The US on 30 June had 5.7GW of installed solar capacity including 5.161GW of PV and 546MW of concentrating solar power (CSP), enough to provide electricity for more than 940,000 homes, according to GTM, a consulting company. The industry employs 100,000 Americans.
It forecasts that 3.2GW may be installed in the US this year, down slightly from the 3.2GW estimate in the first quarter, up 71% from 2011. This will push US share of global installations to more than 10% from 7% in 2011 and less than 5% in 2010.
California led total second quarter PV installations with 217MW versus 150MW in the first quarter, followed by Arizona with 173MW against 63MW, and New Jersey 103MW down from 174MW.
Eight states posted utility-scale installations of 10MW or greater: California, Arizona, Nevada, Texas, Illinois, North Carolina, New Mexico, and New Jersey.
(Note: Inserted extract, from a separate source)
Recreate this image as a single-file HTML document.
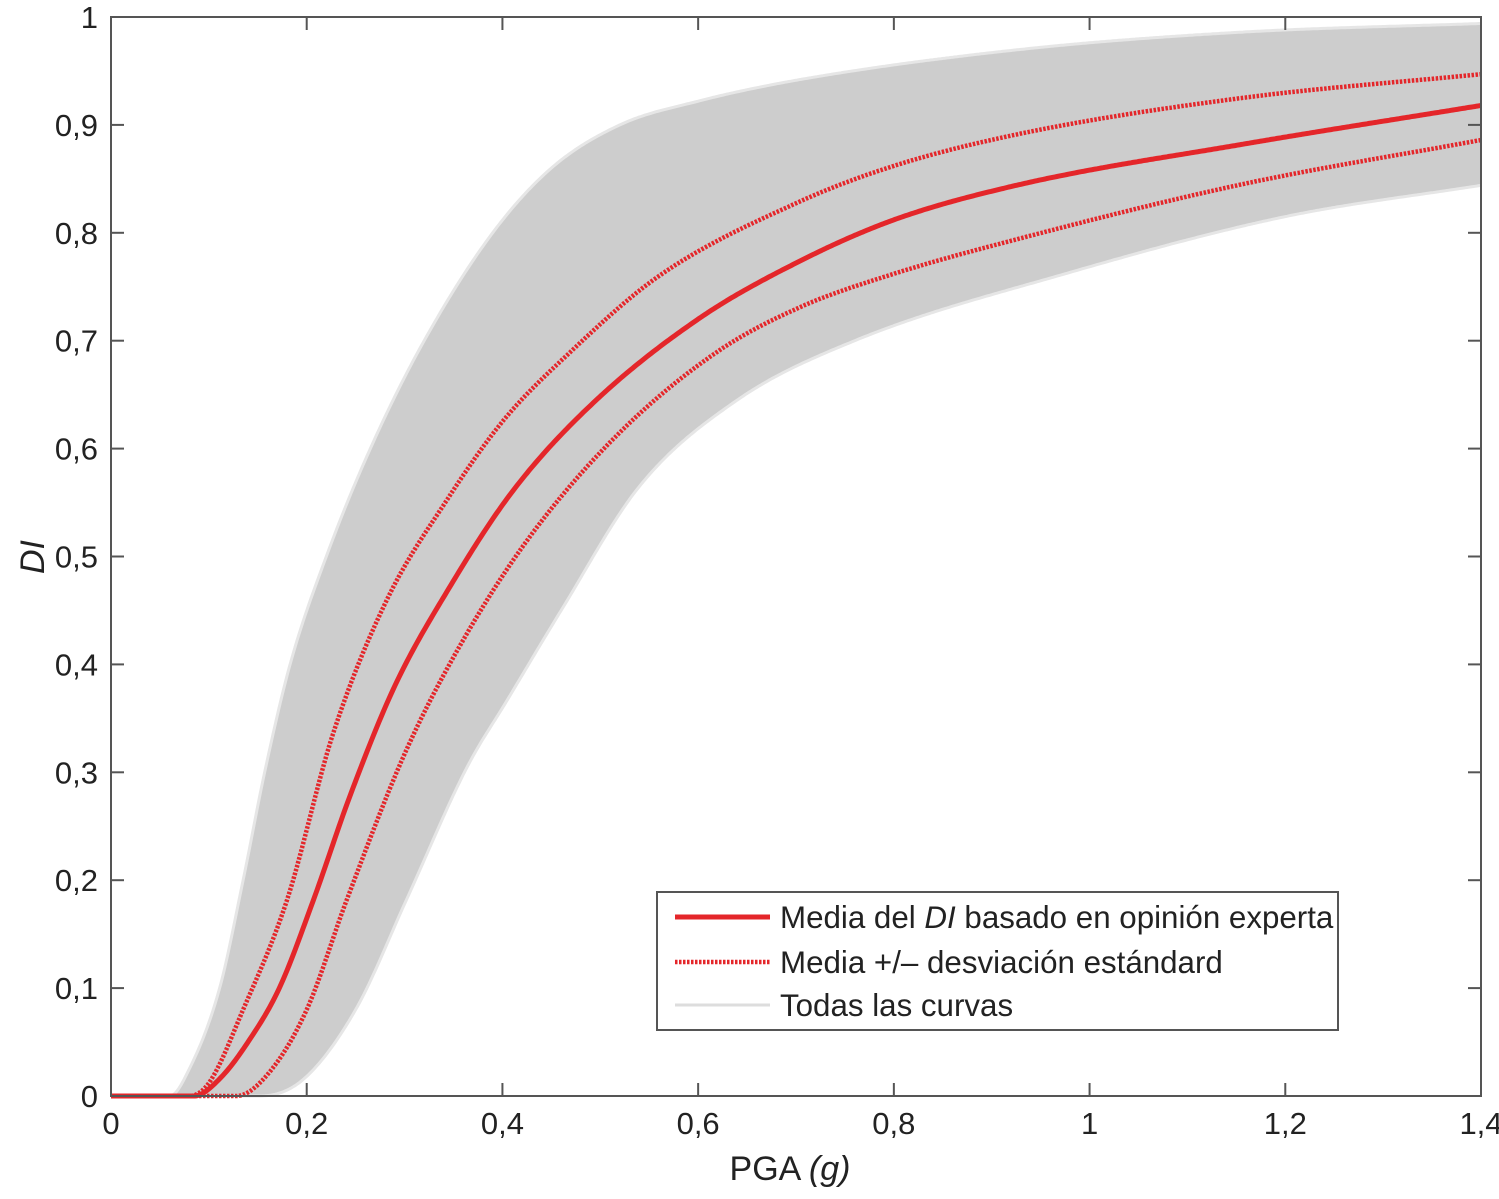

By the end of this year, the utility market will account for 54% of total installations. Residential installations grew slightly in the second quarter to 98.2MW from a year earlier, while those for non-residential declined to 196.3MW.
“The non-residential market has struggled where incentive levels or SREC prices decline, implying system costs must fall further before state incentives become unnecessary, the SEIA/GTM report says.
It notes that system prices continue to fall, bringing the market ever closer to the point where residential and non-residential demand is driven more by solar radiation and retail electricity prices than state-level incentives.
The average price for a residential system in the second quarter was $32,453 against $37,144 a year earlier. For all installed solar quarter-over-quarter, the national weighted-average system price fell 22%, from $4.44/watt to $3.45/watt, the report says. Year-over-year, average installed costs declined 33%. It notes these gains were heavily influenced by the volume of utility-scale installations. Cogentrix’s 30MW CPV plant also came online during the second quarter.
Looking ahead, SEA/GTM forecasts that 2013 US installations will increase 21% from this year, with average annual growth between 25% and 30% in the 2012-2016 period.